WORDS FROM W.W.                                                   July 2, 2014

 

                                   

 

I’m a pastor.

I’m suppose to be humble.

Last week a young guy from my church who makes me laugh in a good way asked me the question, “Do you ever come home on Sunday afternoon after church and pump your fists as you shout ‘I crushed that sermon today?’ Do you ever say ‘I was awesome?’”

    Yes, that happens all the time! And then my wife says, “And honey! That second point was off the charts!”

And then I dance around our kitchen like an NFL wide receiver who has just scored a touchdown…taking a Sharpie out of my suit coat pocket and signing the bulletin with it!

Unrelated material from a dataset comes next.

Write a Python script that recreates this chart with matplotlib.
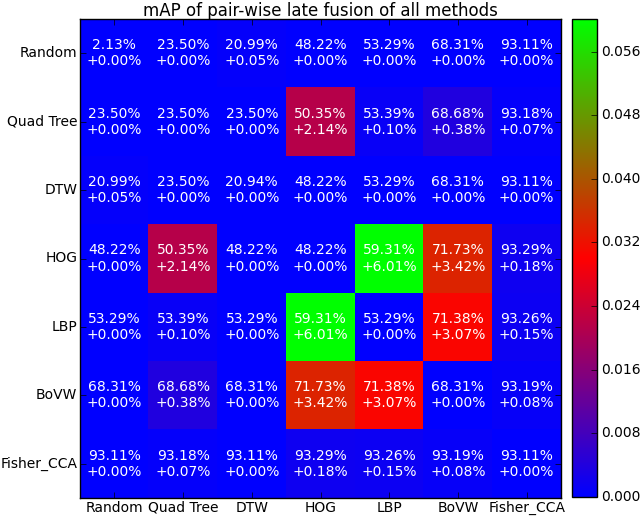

And then my wife falls down in front of me in recognition of my pastoral celebrity status, and tells me how blessed she is to be married to such an awesome sermonizer!

I relive the message highlights the rest of that day, and several times during the day I remind the rest of the family that “I was money” that morning!

I call my dad and tell him how Jesus was giving me high-fives that afternoon in the nap dream I had.

I put my “Orange Crush” jersey on with the number “1” on the back with a finger pointing heavenward, and my “playing name above it “Rev. Crush!”

“I crushed it, God!”

Oh, going back to the question my young friend asked me at the beginning: Do I ever come home from church and exclaim “I crushed the sermon today?”

 

The answer is “no”…and thus none of the other things I wrote above occurred as well!

I just come home and start getting ready for the next Sunday. After all, I’m a pastor. I’m suppose to be humble.

And I’ll admit there’s been a few Sundays where I’m come home and said “I crashed the sermon today!”